> _Prompt_
Begin with the first line of the material and copy each line word for word through the line that contains "ge_am_dtick = 100"; the pictures are left out.

> _Collected material_
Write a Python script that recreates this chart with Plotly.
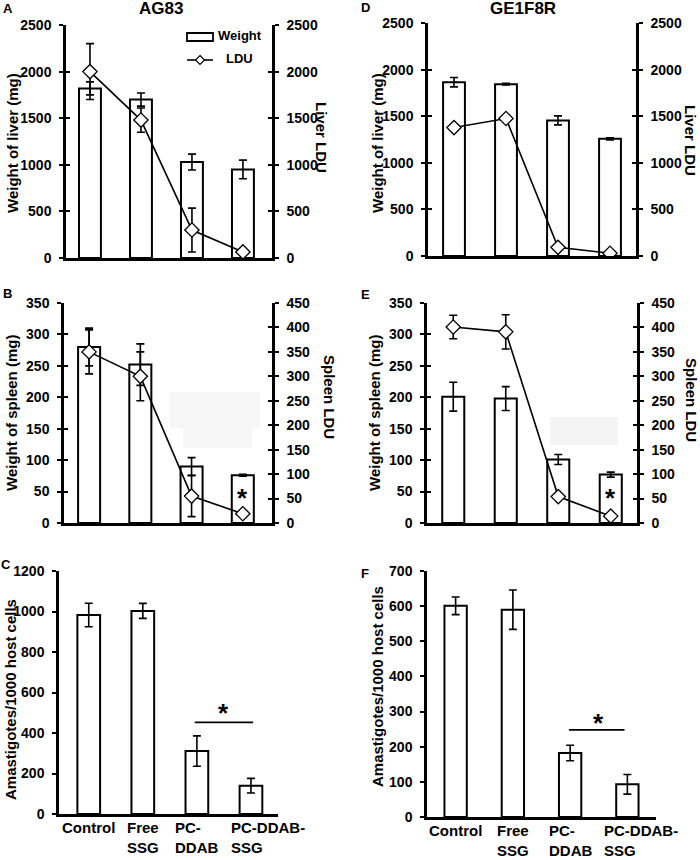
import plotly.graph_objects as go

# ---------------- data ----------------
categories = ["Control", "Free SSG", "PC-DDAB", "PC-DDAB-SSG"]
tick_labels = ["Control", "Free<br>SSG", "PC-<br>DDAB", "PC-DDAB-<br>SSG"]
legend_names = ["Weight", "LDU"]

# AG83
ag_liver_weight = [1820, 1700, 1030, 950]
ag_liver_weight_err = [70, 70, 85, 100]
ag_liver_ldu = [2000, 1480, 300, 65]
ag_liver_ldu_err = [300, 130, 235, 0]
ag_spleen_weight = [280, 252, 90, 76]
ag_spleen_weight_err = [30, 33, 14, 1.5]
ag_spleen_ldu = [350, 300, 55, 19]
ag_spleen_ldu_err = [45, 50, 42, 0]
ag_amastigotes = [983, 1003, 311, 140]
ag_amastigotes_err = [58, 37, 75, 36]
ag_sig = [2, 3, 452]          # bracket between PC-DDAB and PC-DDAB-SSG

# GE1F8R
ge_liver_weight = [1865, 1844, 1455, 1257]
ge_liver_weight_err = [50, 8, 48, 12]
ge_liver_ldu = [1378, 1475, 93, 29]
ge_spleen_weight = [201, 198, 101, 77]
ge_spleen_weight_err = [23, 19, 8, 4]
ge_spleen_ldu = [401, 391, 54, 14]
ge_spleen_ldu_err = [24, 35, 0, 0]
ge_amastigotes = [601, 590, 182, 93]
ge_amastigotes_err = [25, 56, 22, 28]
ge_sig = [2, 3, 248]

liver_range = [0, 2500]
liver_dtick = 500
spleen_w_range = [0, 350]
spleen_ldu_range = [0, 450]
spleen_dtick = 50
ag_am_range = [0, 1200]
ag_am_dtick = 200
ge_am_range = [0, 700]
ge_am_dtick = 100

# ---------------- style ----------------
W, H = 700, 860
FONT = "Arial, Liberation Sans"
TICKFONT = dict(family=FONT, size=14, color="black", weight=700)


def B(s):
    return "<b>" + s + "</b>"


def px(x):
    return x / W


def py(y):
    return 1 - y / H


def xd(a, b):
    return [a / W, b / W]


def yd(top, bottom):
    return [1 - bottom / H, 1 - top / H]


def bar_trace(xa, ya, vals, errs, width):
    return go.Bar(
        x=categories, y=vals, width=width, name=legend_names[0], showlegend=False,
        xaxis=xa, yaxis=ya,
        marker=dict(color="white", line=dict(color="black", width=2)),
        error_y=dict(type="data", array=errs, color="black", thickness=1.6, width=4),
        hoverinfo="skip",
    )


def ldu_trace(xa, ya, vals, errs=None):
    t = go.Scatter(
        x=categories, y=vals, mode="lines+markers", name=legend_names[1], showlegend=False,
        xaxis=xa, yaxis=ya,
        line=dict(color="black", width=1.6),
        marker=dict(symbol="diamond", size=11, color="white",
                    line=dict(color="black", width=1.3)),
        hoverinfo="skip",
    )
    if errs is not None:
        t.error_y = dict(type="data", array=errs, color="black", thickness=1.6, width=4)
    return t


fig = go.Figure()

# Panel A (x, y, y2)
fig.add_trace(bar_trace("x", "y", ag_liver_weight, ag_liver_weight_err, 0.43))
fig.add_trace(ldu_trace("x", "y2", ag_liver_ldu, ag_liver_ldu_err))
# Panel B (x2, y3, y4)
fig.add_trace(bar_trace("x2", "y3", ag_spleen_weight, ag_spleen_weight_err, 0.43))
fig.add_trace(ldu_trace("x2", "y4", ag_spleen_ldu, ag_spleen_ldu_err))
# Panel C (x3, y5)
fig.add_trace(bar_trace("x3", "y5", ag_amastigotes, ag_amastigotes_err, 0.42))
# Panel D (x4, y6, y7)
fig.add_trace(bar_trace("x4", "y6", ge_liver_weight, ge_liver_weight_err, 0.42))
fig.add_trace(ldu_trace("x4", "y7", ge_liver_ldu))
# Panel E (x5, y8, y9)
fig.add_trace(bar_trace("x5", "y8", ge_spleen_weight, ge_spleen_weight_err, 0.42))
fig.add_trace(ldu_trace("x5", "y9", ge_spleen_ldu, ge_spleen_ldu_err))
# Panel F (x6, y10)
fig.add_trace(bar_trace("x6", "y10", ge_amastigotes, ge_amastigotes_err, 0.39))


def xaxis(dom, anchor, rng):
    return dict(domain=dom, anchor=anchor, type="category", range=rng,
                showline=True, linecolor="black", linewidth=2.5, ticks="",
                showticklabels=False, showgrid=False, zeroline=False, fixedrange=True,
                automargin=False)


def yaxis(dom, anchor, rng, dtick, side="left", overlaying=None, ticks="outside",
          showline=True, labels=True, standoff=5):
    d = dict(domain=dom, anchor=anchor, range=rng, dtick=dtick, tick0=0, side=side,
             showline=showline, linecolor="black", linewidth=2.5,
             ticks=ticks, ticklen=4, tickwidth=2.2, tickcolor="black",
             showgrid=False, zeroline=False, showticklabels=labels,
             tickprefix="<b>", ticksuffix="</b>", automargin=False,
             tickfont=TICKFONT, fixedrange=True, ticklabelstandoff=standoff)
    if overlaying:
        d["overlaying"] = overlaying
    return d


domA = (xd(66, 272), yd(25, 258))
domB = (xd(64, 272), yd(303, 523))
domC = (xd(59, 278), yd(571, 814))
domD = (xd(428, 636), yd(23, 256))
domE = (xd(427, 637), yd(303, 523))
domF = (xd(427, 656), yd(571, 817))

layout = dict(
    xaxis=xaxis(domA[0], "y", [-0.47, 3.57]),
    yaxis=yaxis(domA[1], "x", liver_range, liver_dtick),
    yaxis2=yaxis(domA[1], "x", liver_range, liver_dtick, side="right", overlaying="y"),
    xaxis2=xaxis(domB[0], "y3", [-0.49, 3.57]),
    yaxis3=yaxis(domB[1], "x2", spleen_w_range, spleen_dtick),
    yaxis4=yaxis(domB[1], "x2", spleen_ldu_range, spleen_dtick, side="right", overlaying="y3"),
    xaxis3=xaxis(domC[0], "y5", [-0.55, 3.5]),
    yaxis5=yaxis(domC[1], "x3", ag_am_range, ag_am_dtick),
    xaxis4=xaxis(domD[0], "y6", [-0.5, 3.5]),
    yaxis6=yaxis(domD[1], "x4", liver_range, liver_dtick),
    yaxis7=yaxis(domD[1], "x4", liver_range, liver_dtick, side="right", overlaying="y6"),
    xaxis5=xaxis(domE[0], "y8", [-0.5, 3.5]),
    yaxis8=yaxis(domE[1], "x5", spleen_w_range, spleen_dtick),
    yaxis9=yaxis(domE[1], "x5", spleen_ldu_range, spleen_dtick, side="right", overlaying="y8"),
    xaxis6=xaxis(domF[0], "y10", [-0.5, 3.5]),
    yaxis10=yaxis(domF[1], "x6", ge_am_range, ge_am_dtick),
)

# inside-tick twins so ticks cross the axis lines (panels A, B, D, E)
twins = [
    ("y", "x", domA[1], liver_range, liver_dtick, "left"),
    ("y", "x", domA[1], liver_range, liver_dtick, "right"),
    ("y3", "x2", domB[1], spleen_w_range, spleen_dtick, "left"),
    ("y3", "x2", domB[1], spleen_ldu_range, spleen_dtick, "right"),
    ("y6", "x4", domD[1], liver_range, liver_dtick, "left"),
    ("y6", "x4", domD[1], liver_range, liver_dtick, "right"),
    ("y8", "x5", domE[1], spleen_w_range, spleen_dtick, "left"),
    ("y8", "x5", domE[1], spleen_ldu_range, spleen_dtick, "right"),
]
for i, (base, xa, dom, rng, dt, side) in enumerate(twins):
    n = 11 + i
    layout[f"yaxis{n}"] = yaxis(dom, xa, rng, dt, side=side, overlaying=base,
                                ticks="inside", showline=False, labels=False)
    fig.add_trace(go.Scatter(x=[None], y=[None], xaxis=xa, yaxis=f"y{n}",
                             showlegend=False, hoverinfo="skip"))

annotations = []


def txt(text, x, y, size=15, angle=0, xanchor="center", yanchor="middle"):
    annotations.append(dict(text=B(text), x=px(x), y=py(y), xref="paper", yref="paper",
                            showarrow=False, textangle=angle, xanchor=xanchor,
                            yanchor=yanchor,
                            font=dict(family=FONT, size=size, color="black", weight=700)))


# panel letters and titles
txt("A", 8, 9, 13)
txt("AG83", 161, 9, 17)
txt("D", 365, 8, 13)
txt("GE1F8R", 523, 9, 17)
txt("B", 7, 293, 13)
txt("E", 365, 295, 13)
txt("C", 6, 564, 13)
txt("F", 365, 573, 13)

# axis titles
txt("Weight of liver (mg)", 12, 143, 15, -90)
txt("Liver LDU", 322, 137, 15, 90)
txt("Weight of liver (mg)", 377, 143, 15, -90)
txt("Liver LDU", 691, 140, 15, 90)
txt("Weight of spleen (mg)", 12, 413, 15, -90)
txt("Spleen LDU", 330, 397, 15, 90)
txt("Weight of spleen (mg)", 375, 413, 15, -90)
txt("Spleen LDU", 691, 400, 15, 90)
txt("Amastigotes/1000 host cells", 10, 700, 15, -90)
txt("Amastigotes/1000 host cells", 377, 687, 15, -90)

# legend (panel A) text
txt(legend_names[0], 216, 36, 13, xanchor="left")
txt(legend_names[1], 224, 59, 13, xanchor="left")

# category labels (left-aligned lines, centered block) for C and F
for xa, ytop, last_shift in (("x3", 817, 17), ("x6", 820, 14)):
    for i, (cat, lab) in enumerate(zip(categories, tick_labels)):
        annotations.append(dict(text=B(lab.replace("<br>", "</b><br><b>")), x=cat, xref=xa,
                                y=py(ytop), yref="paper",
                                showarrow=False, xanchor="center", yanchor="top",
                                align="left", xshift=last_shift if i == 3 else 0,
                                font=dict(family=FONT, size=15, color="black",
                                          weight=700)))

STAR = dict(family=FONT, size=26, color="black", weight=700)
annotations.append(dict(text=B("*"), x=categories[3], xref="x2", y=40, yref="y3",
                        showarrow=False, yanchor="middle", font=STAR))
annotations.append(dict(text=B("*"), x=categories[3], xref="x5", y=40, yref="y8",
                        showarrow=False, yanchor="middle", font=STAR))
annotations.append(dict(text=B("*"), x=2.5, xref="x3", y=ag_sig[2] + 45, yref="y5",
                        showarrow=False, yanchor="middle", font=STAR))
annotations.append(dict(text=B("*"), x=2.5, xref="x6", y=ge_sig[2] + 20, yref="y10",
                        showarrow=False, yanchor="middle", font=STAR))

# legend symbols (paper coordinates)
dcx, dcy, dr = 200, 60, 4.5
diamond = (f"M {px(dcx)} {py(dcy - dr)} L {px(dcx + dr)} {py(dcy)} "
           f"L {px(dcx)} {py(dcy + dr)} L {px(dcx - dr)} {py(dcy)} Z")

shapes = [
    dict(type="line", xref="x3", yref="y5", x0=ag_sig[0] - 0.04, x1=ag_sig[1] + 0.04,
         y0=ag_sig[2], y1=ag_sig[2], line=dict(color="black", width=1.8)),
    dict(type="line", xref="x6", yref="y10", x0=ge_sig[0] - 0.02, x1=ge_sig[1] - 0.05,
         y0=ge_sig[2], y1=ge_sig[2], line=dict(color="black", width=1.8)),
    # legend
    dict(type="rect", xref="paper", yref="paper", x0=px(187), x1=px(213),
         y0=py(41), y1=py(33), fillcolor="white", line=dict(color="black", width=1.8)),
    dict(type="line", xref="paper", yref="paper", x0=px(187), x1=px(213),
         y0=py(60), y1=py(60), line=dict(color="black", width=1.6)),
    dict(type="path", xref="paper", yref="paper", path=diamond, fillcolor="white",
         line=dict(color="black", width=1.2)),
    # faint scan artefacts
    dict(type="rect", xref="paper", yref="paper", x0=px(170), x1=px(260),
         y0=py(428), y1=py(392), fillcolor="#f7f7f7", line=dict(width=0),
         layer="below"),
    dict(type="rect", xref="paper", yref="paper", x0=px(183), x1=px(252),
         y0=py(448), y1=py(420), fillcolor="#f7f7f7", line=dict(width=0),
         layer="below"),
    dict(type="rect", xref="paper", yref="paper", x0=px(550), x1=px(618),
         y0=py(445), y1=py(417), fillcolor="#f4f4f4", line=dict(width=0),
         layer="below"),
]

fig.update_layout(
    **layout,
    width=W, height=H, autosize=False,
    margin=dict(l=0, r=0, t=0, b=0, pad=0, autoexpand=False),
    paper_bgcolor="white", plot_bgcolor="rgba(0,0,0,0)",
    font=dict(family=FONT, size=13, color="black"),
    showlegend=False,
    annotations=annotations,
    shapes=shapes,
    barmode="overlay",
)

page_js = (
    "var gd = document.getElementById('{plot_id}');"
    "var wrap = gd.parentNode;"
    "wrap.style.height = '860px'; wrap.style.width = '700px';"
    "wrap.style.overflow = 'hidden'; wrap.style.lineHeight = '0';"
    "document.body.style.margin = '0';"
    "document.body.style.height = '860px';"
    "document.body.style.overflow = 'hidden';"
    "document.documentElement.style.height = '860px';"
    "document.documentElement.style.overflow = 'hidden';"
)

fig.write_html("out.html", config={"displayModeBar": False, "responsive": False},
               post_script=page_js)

> _Expected answer_
Write a Python script that recreates this chart with Plotly.
import plotly.graph_objects as go

# ---------------- data ----------------
categories = ["Control", "Free SSG", "PC-DDAB", "PC-DDAB-SSG"]
tick_labels = ["Control", "Free<br>SSG", "PC-<br>DDAB", "PC-DDAB-<br>SSG"]
legend_names = ["Weight", "LDU"]

# AG83
ag_liver_weight = [1820, 1700, 1030, 950]
ag_liver_weight_err = [70, 70, 85, 100]
ag_liver_ldu = [2000, 1480, 300, 65]
ag_liver_ldu_err = [300, 130, 235, 0]
ag_spleen_weight = [280, 252, 90, 76]
ag_spleen_weight_err = [30, 33, 14, 1.5]
ag_spleen_ldu = [350, 300, 55, 19]
ag_spleen_ldu_err = [45, 50, 42, 0]
ag_amastigotes = [983, 1003, 311, 140]
ag_amastigotes_err = [58, 37, 75, 36]
ag_sig = [2, 3, 452]          # bracket between PC-DDAB and PC-DDAB-SSG

# GE1F8R
ge_liver_weight = [1865, 1844, 1455, 1257]
ge_liver_weight_err = [50, 8, 48, 12]
ge_liver_ldu = [1378, 1475, 93, 29]
ge_spleen_weight = [201, 198, 101, 77]
ge_spleen_weight_err = [23, 19, 8, 4]
ge_spleen_ldu = [401, 391, 54, 14]
ge_spleen_ldu_err = [24, 35, 0, 0]
ge_amastigotes = [601, 590, 182, 93]
ge_amastigotes_err = [25, 56, 22, 28]
ge_sig = [2, 3, 248]

liver_range = [0, 2500]
liver_dtick = 500
spleen_w_range = [0, 350]
spleen_ldu_range = [0, 450]
spleen_dtick = 50
ag_am_range = [0, 1200]
ag_am_dtick = 200
ge_am_range = [0, 700]
ge_am_dtick = 100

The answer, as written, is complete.